%%
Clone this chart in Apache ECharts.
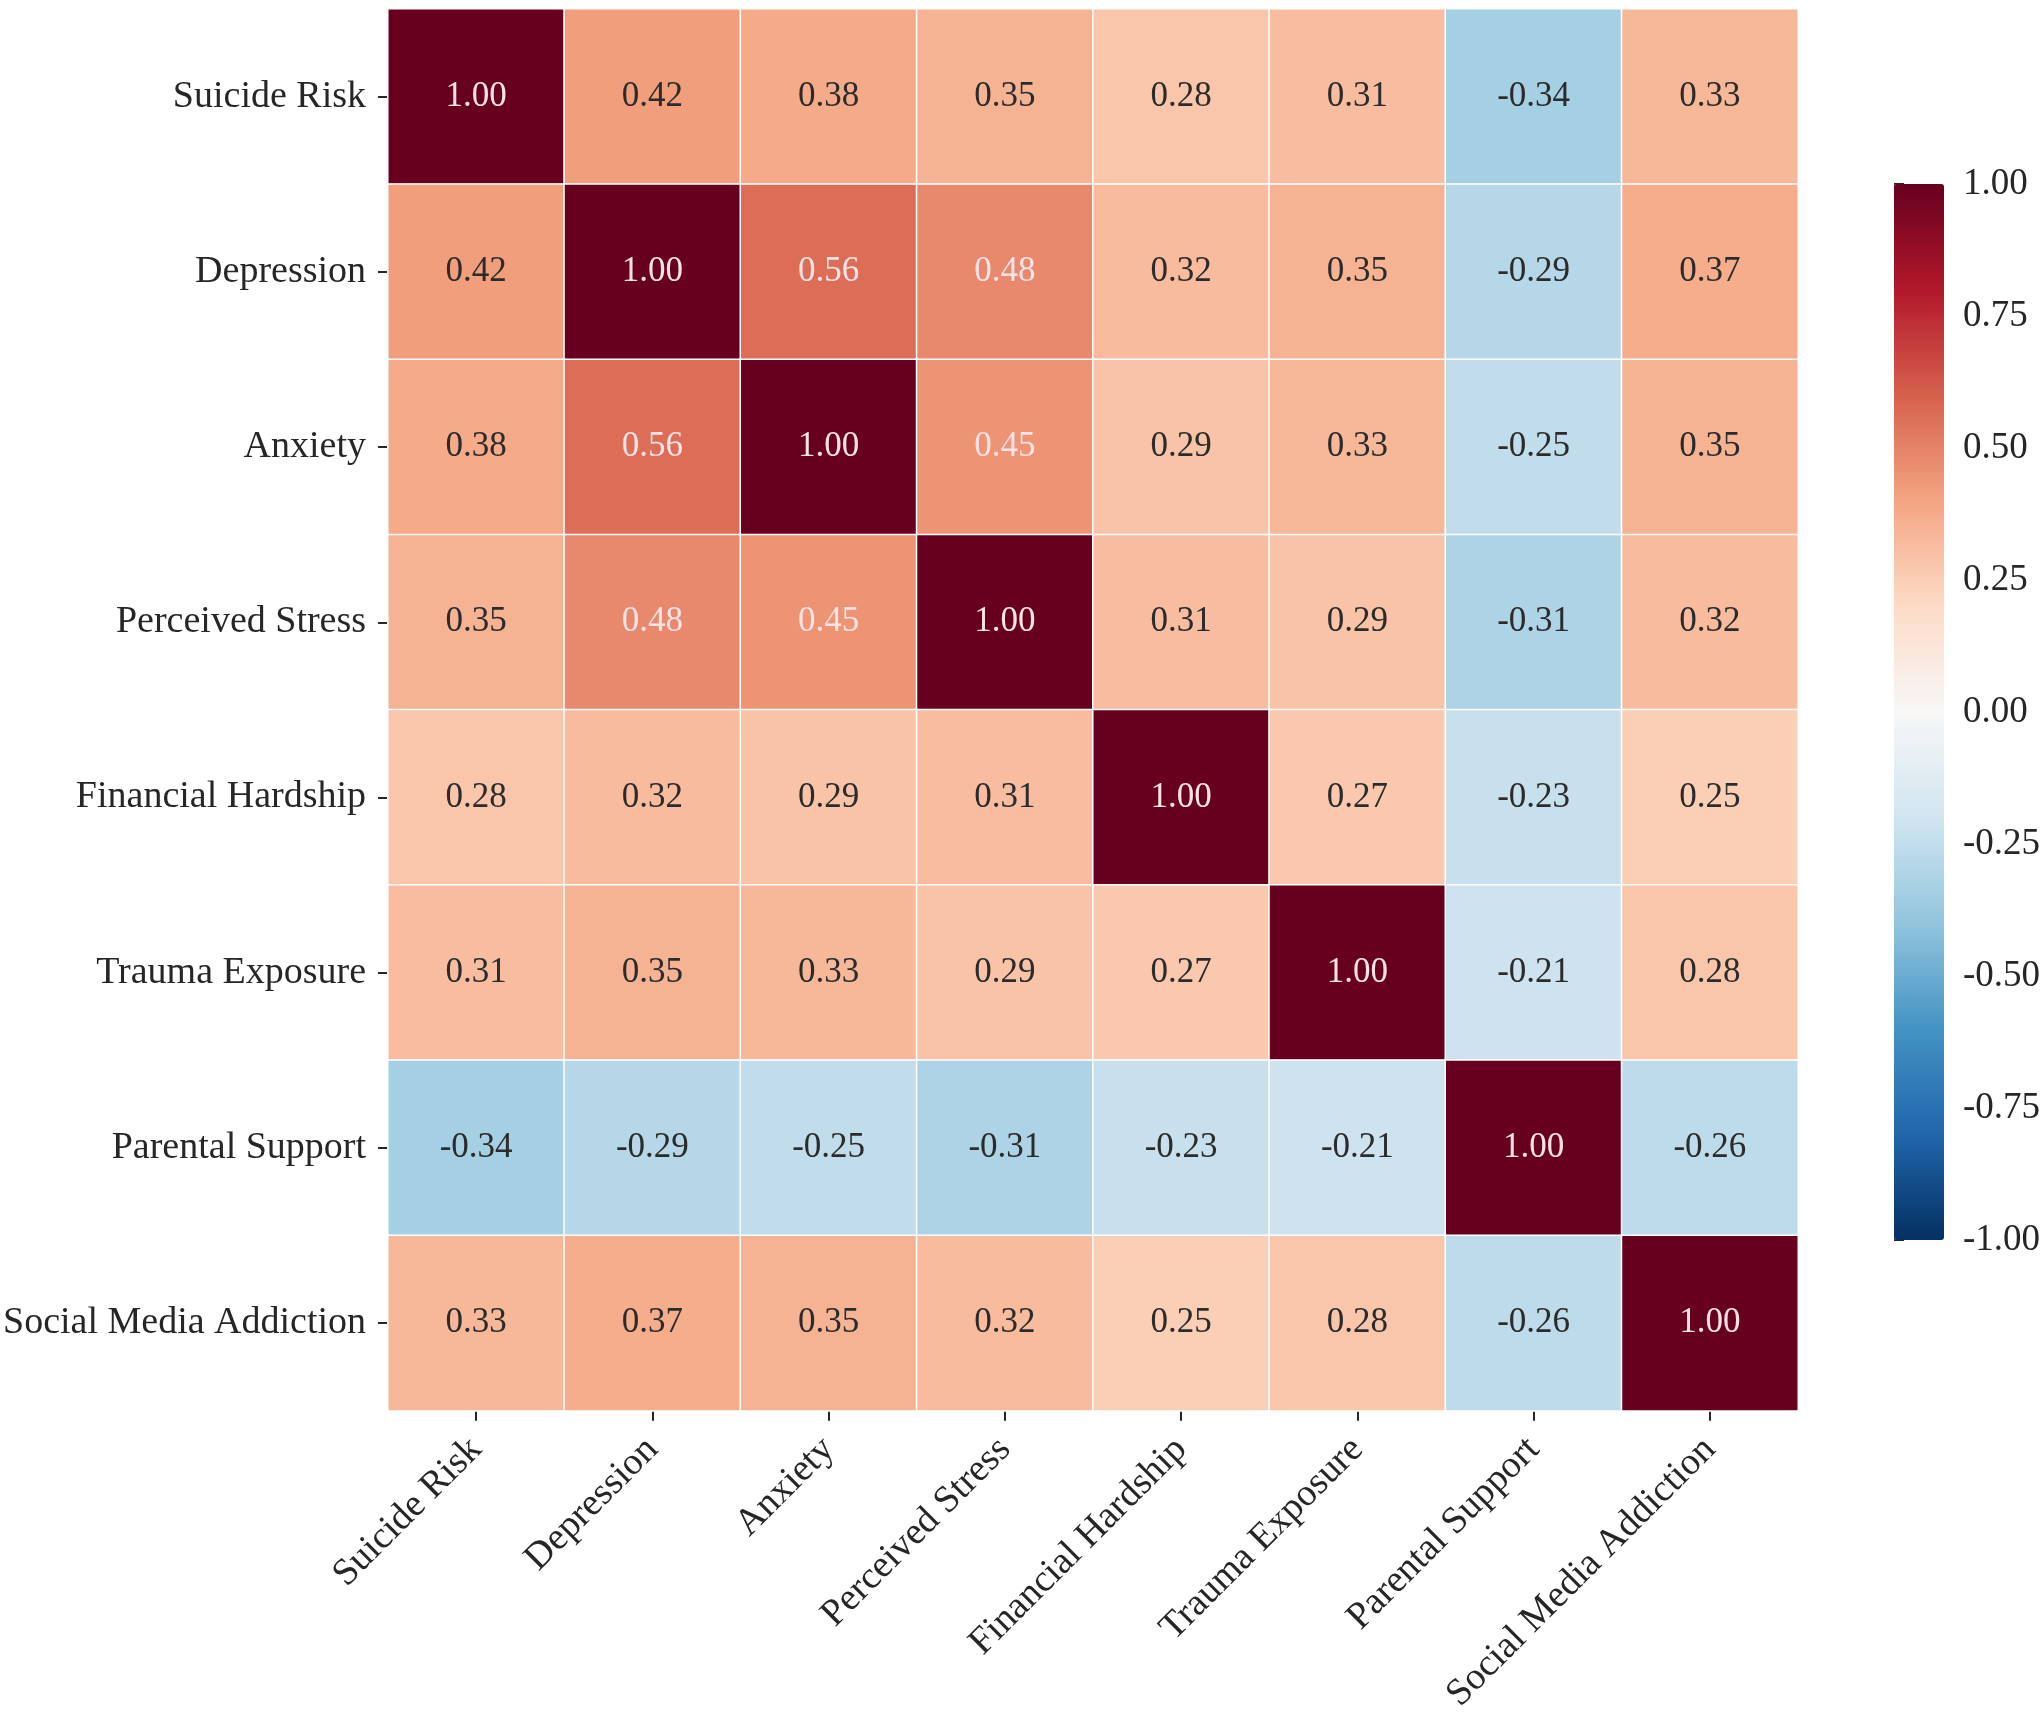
<!DOCTYPE html>
<html>
<head>
<meta charset="utf-8">
<script src="https://cdn.jsdelivr.net/npm/echarts@6/dist/echarts.min.js"></script>
<style>
html, body { margin: 0; padding: 0; background: #fff; }
#container { width: 2043px; height: 1716px; }
</style>
</head>
<body>
<div id="container"></div>
<script>
// variable names, top to bottom / left to right
var varNames = ['Suicide Risk', 'Depression', 'Anxiety', 'Perceived Stress',
    'Financial Hardship', 'Trauma Exposure', 'Parental Support', 'Social Media Addiction'];

// correlation rows
var rowSuicide   = [1.00, 0.42, 0.38, 0.35, 0.28, 0.31, -0.34, 0.33];
var rowDepress   = [0.42, 1.00, 0.56, 0.48, 0.32, 0.35, -0.29, 0.37];
var rowAnxiety   = [0.38, 0.56, 1.00, 0.45, 0.29, 0.33, -0.25, 0.35];
var rowStress    = [0.35, 0.48, 0.45, 1.00, 0.31, 0.29, -0.31, 0.32];
var rowFinance   = [0.28, 0.32, 0.29, 0.31, 1.00, 0.27, -0.23, 0.25];
var rowTrauma    = [0.31, 0.35, 0.33, 0.29, 0.27, 1.00, -0.21, 0.28];
var rowParental  = [-0.34, -0.29, -0.25, -0.31, -0.23, -0.21, 1.00, -0.26];
var rowSocial    = [0.33, 0.37, 0.35, 0.32, 0.25, 0.28, -0.26, 1.00];

var corrRows = [rowSuicide, rowDepress, rowAnxiety, rowStress,
    rowFinance, rowTrauma, rowParental, rowSocial];

// RdBu_r colour stops, -1 .. 1
var rdbuR = ['#053061', '#2166ac', '#4393c3', '#92c5de', '#d1e5f0', '#f7f7f7',
    '#fddbc7', '#f4a582', '#d6604d', '#b2182b', '#67001f'];

var FONT = 'Liberation Serif';

/*==========================================
 * 组装热力图数据
 */
function buildData() {
    var _data = [];
    for (var i = 0; i < corrRows.length; i++) {
        for (var j = 0; j < corrRows[i].length; j++) {
            var _v = corrRows[i][j];
            var _light = (_v > 0.44 || _v < -0.6);
            _data.push({
                value: [j, i, _v],
                label: { color: _light ? '#fbe3e6' : '#2b2b2b' }
            });
        }
    }
    return _data;
}

var dom = document.getElementById('container');
var myChart = echarts.init(dom);

var option = {
    backgroundColor: '#ffffff',
    animation: false,
    grid: [
        { left: 388, top: 9, width: 1410, height: 1407 },
        { left: 1894, top: 184, width: 50, height: 1056 }
    ],
    xAxis: [{
        type: 'category',
        gridIndex: 0,
        data: varNames,
        axisLine: { show: false },
        axisTick: { show: true, alignWithLabel: true, length: 10, lineStyle: { color: '#262626', width: 2 } },
        axisLabel: {
            interval: 0, rotate: 45, margin: 33,
            fontFamily: FONT, fontSize: 38, color: '#262626'
        },
        splitLine: { show: false }
    }, {
        type: 'value',
        gridIndex: 1,
        show: false
    }],
    yAxis: [{
        type: 'category',
        gridIndex: 0,
        data: varNames,
        inverse: true,
        axisLine: { show: false },
        axisTick: { show: true, alignWithLabel: true, length: 10, lineStyle: { color: '#262626', width: 2 } },
        axisLabel: {
            interval: 0, margin: 22,
            fontFamily: FONT, fontSize: 38, color: '#262626'
        },
        splitLine: { show: false }
    }, {
        type: 'value',
        gridIndex: 1,
        position: 'right',
        min: -1,
        max: 1,
        interval: 0.25,
        axisLine: { show: false },
        axisTick: { show: true, length: 10, lineStyle: { color: '#262626', width: 2 } },
        axisLabel: {
            margin: 20, fontFamily: FONT, fontSize: 37, color: '#262626',
            formatter: function(v) { return v.toFixed(2); }
        },
        splitLine: { show: false }
    }],
    visualMap: {
        type: 'continuous',
        seriesIndex: 0,
        min: -1,
        max: 1,
        calculable: false,
        hoverLink: false,
        handleSize: 0,
        indicatorSize: 0,
        left: 1894,
        top: 184,
        itemWidth: 50,
        itemHeight: 1056,
        padding: 0,
        text: null,
        showLabel: false,
        inRange: { color: rdbuR }
    },
    series: [{
        type: 'heatmap',
        xAxisIndex: 0,
        yAxisIndex: 0,
        data: buildData(),
        itemStyle: { borderColor: '#ffffff', borderWidth: 1.5 },
        label: {
            show: true,
            fontFamily: FONT,
            fontSize: 35,
            formatter: function(p) { return p.value[2].toFixed(2); }
        },
        emphasis: { disabled: true }
    }]
};

myChart.setOption(option, true);
</script>
</body>
</html>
%%
Exercise instructions | Copy nothing but the lines from the top of the data down to the line containing "var FONT = 'Liberation Serif';", and leave the pictures out.

Expected answer |
Clone this chart in Apache ECharts.
<!DOCTYPE html>
<html>
<head>
<meta charset="utf-8">
<script src="https://cdn.jsdelivr.net/npm/echarts@6/dist/echarts.min.js"></script>
<style>
html, body { margin: 0; padding: 0; background: #fff; }
#container { width: 2043px; height: 1716px; }
</style>
</head>
<body>
<div id="container"></div>
<script>
// variable names, top to bottom / left to right
var varNames = ['Suicide Risk', 'Depression', 'Anxiety', 'Perceived Stress',
    'Financial Hardship', 'Trauma Exposure', 'Parental Support', 'Social Media Addiction'];

// correlation rows
var rowSuicide   = [1.00, 0.42, 0.38, 0.35, 0.28, 0.31, -0.34, 0.33];
var rowDepress   = [0.42, 1.00, 0.56, 0.48, 0.32, 0.35, -0.29, 0.37];
var rowAnxiety   = [0.38, 0.56, 1.00, 0.45, 0.29, 0.33, -0.25, 0.35];
var rowStress    = [0.35, 0.48, 0.45, 1.00, 0.31, 0.29, -0.31, 0.32];
var rowFinance   = [0.28, 0.32, 0.29, 0.31, 1.00, 0.27, -0.23, 0.25];
var rowTrauma    = [0.31, 0.35, 0.33, 0.29, 0.27, 1.00, -0.21, 0.28];
var rowParental  = [-0.34, -0.29, -0.25, -0.31, -0.23, -0.21, 1.00, -0.26];
var rowSocial    = [0.33, 0.37, 0.35, 0.32, 0.25, 0.28, -0.26, 1.00];

var corrRows = [rowSuicide, rowDepress, rowAnxiety, rowStress,
    rowFinance, rowTrauma, rowParental, rowSocial];

// RdBu_r colour stops, -1 .. 1
var rdbuR = ['#053061', '#2166ac', '#4393c3', '#92c5de', '#d1e5f0', '#f7f7f7',
    '#fddbc7', '#f4a582', '#d6604d', '#b2182b', '#67001f'];

var FONT = 'Liberation Serif';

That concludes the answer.